Additionally these guys knew that someone was blocking communications with the space station (and now they couldn't contact it al all) and then a ship shows up acting suspiciously! Come on, if the writers hadn't mentioned the existence of such a regulation they might have gotten away with it (ie. if no one had reminded Kirk!), but they oversold it so well there is just no excuse for Kirk's inaction.
I wouldn't say so. Most importantly, the regulation quoted at Kirk is in-context most likely written to apply to non-Starfleet
vessels. It would be very weird for Starfleet to have protocols in place requiring its own
vessels to be preparing to go to guns on each other in any remotely suspect circumstance, as that would be a recipe for unnecessary disasters. (I hate resorting to speculation but this one seems reasonably sound to me.)
Given this, acting as though it is totally inexcusable for him to be wary of applying this regulation -- and wary of leaping to conclusions about the situation in general, and generally unwilling to assume that a fellow Starfleet vessel would fire on him -- just doesn't make sense. Especially since we have seen Starfleet officers go the extra parsec to give each other the benefit of the doubt on the show previously, at considerable risk to their own vessels. That's why the Enterprise wasn't blown up during the disastrous wargame exercise depicted in... "The Ultimate Computer"? The one with Dyson and the M-5. (If anything is suspect in the scene it's that Khan, whose inexperience is later a plot point, seems to know and exploit this element of Starfleet psychology more surely than he should. "We are one big happy Fleet!")
Combine that with the fact that the "coil emissions" and shield-raising business all happens in very rapid sequence... again it's obviously a bad mistake, but it isn't rising to the level of inexplicability Saito seems to be alleging.
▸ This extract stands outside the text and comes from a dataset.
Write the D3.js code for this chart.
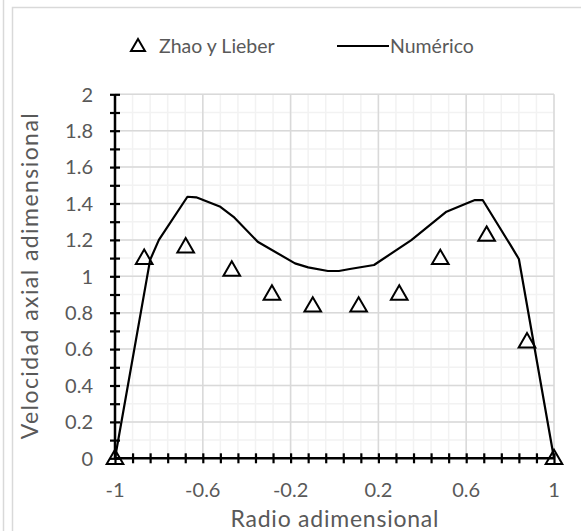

At least not for me. It really does seem to me to be a species of overconfidence; not in the sense that he's not puzzled by the situation, he is, but in that he's so used to ignoring regulations in favour of his own instincts that he doesn't even realize his instincts might not be as sharp as they were.
(EDIT: I think Ryan Britt
put it nicely:
Ryan Britt wrote:
One of the reasons we all [sic] love The Wrath of Khan so much is because it’s truly the first time James Kirk admits what an asshole he’s been his whole life. All of his arrogant mistakes come to bite him in the ass in this story; culminating in a scene in which Kirk sits around having a drink with his estranged son, lamenting how screwed up his life is. Wrath also finds Kirk saying “I did nothing!” in response to Sulu’s praise of everyone narrowly avoiding death. Here, we realize Kirk has adopted a fake-it-until-you-make-it philosophy his entire life, and once he is no longer a young man, this freaks him out big time.
Basically a useful test is to translate a situation like this into a real-world analogue, especially in a Trek movie that's clearly based on a war movie setting. What level of suspiciousness would it take to get the skipper of an American nuclear submarine to conclude that one of his own vessels is a threat, plot a firing solution on it and flood his tubes in preparation to shoot it? Even in a situation of several suspicious-looking coincidences, at what point would he go to red alert and go to battle stations against one of his own vessels? I don't care what the circumstances are, crossing that Rubicon would be far from a simple decision. And in essence TWOK plays a parallel version of those kinds of uncertainties, and for once has Kirk choose wrong.